A capa desta edição trata de um assunto a princípio conhecido por todos, a importância da dieta equilibrada das gestantes e dos bebês para que estes cresçam saudáveis. A obviedade do tema, porém, é apenas aparente. Sempre se soube que recém-nascidos amamentados só com leite materno nos seis primeiros meses de vida, filhos de mulheres que se alimentaram corretamente durante a gravidez, têm grande chance de se tornarem menos suscetíveis às doenças. O que não se conhecia e foi revelado por pesquisadores que trabalharam em estudos populacionais em países em desenvolvimento é que há um período específico em que os pais devem agir para diminuir o risco de transformar uma criança saudável em um adulto obeso. Esse espaço de tempo foi chamado de mil dias de oportunidade. Trata-se dos 270 dias da gestação somados aos 730 dos dois primeiros anos de vida em que os cuidados com a dieta devem ser constantes. O relato é do editor de ciência, Ricardo Zorzetto, a partir da página 16.

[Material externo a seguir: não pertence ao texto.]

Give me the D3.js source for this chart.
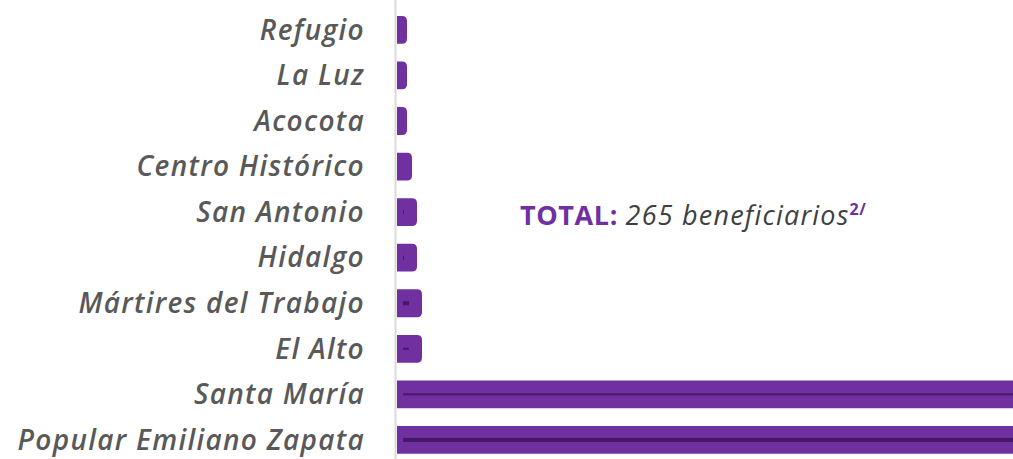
<!DOCTYPE html>
<html>
<head>
<meta charset="utf-8">
<script src="https://cdn.jsdelivr.net/npm/d3@7"></script>
<style>
  body { margin: 0; background: #fff; }
  svg { display: block; }
</style>
</head>
<body>
<svg id="chart" width="1013" height="459"></svg>
<script>
// data
let colonias = ["Refugio", "La Luz", "Acocota", "Centro Histórico", "San Antonio",
  "Hidalgo", "Mártires del Trabajo", "El Alto", "Santa María", "Popular Emiliano Zapata"];
let beneficiarios = [2, 2, 2, 3, 4, 4, 5, 5, 128, 131];
// thin dark inner series
let innerValues = [0, 0, 0, 0, 0.2, 0.2, 1.2, 1.2, 200, 200];
let totalValue = 265;

let svg = d3.select("#chart");
let W = 1013, H = 459;

// Scales:
let xScale = d3.scaleLinear()
  .domain([0, 1])
  .range([397, 402]);

let yScale = d3.scaleBand()
  .domain(colonias)
  .range([6.9, 462.9])
  .paddingInner(0.39)
  .paddingOuter(0.2);

let bh = yScale.bandwidth();

// axis line
svg.append("line")
  .attr("x1", 395.5).attr("x2", 395.5)
  .attr("y1", 0).attr("y2", H)
  .attr("stroke", "#d9d9d9")
  .attr("stroke-width", 2);

// bars with rounded right end
function barPath(x0, x1, y, h, r) {
  let w = x1 - x0;
  r = Math.min(r, w / 2, h / 2);
  return `M${x0},${y}H${x1 - r}Q${x1},${y} ${x1},${y + r}V${y + h - r}Q${x1},${y + h} ${x1 - r},${y + h}H${x0}Z`;
}

let rows = colonias.map((c, i) => ({ name: c, v: beneficiarios[i], inner: innerValues[i], idx: i }));

svg.selectAll(".bar")
  .data(rows)
  .enter()
  .append("path")
  .attr("class", "bar")
  .attr("fill", "#7030a0")
  .attr("d", d => barPath(xScale(0), xScale(d.v), yScale(d.name), bh, 5));

// inner dark marks
let innerH = [0, 0, 0, 0, 4, 4, 4, 2, 2, 4];
svg.selectAll(".inner")
  .data(rows.filter(d => d.inner > 0))
  .enter()
  .append("rect")
  .attr("class", "inner")
  .attr("fill", "#461868")
  .attr("x", xScale(0) + 6)
  .attr("width", d => Math.max(1, xScale(d.inner) - xScale(0)))
  .attr("y", d => yScale(d.name) + bh / 2 - innerH[d.idx] / 2)
  .attr("height", d => innerH[d.idx]);

// category labels
svg.selectAll(".lab")
  .data(colonias)
  .enter()
  .append("text")
  .attr("class", "lab")
  .attr("x", 365)
  .attr("y", d => yScale(d) + bh / 2)
  .attr("dy", "0.35em")
  .attr("text-anchor", "end")
  .attr("font-family", "'Open Sans', sans-serif")
  .attr("font-style", "italic")
  .attr("font-weight", 600)
  .attr("font-size", 28)
  .attr("letter-spacing", 1.3)
  .attr("fill", "#595959")
  .text(d => d);

// total annotation
let tot = svg.append("text")
  .attr("x", 520)
  .attr("y", 225)
  .attr("font-family", "'Open Sans', sans-serif")
  .attr("font-size", 27)
  .attr("letter-spacing", 0.6);
tot.append("tspan")
  .attr("font-weight", "bold")
  .attr("fill", "#7030a0")
  .text("TOTAL: ");
tot.append("tspan")
  .attr("font-style", "italic")
  .attr("fill", "#404040")
  .attr("letter-spacing", 1.2)
  .text(totalValue + " beneficiarios");
tot.append("tspan")
  .attr("font-weight", "bold")
  .attr("fill", "#7030a0")
  .attr("font-size", 16)
  .attr("dy", -10)
  .text("2/");
</script>
</body>
</html>
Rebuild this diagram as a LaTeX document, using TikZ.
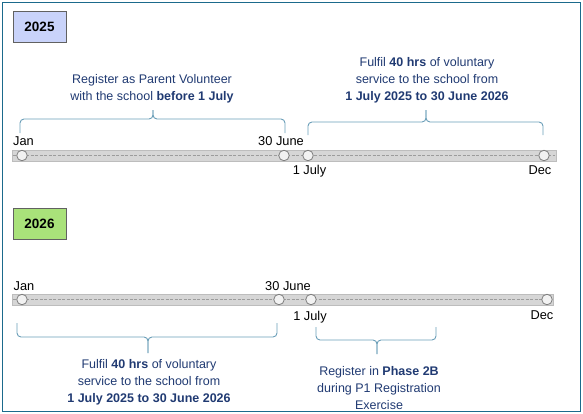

Um tema mais espinhoso é tratado pelo editor de política científica e tecnológica, Fabrício Marques. Ele conta os embates entre o Ministério do Meio Ambiente e cientistas que dependem de coletas de espécies retiradas da natureza para fazer pesquisa (página 28). Para cada trabalho é preciso pedir autorização, que, em alguns casos, pode levar anos para sair. As razões do ministério são de ordem legal, já que atua para evitar o contrabando da biodiversidade brasileira. O excesso de rigidez burocrática acaba por emperrar linhas de pesquisa em todo o país, embora haja a promessa de se diminuir as exigências. Quem decide não esperar pelos trâmites excessivamente demorados ou não cumpre com rigor o que é exigido recebe multas pesadas que chegam frequentemente a milhões de reais.
Na editoria de tecnologia voltamos às boas notícias: o Instituto de Física da Universidade de São Paulo já tem um novo acelerador de partículas funcionando, segundo relata o editor Marcos de Oliveira (página 66). Os testes iniciais do mícrotron, que acelera elétrons até perto da velocidade da luz, começaram em agosto. O equipamento foi projetado e construído por pesquisadores brasileiros. Com ele será possível fazer pesquisa básica e com finalidades médicas, como estudos sobre a interação entre radiação e corpo humano. Também em tecnologia, destaque para uma nova ferramenta biotecnológica que permitirá usar marcadores moleculares para identificar os animais – no caso, bovinos – com predisposição genética para ter carne mais macia, de acordo com reportagem de Evanildo da Silveira (página 70). O trabalho ganha importância quando se sabe que o Brasil tem o segundo rebanho do mundo – o primeiro está na Índia – e é o segundo maior produtor de carne, atrás dos Estados Unidos.
A relação entre o Brasil e o automóvel é o tema da principal reportagem da editoria de humanidades, escrita pelo editor Carlos Haag (página 80). Ele conta que, por décadas, o carro foi transformado em força motriz do progresso nacional e fonte de poder e hierarquização. Segundo os pesquisadores entrevistados, mesmo que fosse um bem de consumo ao qual apenas uma parcela ínfima da população tinha acesso, o carro mobilizou a atenção dos poderes públicos e largas fatias do orçamento em prol do asfalto nas cidades e das estradas. Essa origem da introdução do automóvel no Brasil tem efeitos até hoje, já que o frequente comportamento tão pouco civilizado observado no trânsito das cidades brasileiras resulta do fato de todos se sentirem superiores aos pedestres apenas por estarem no volante.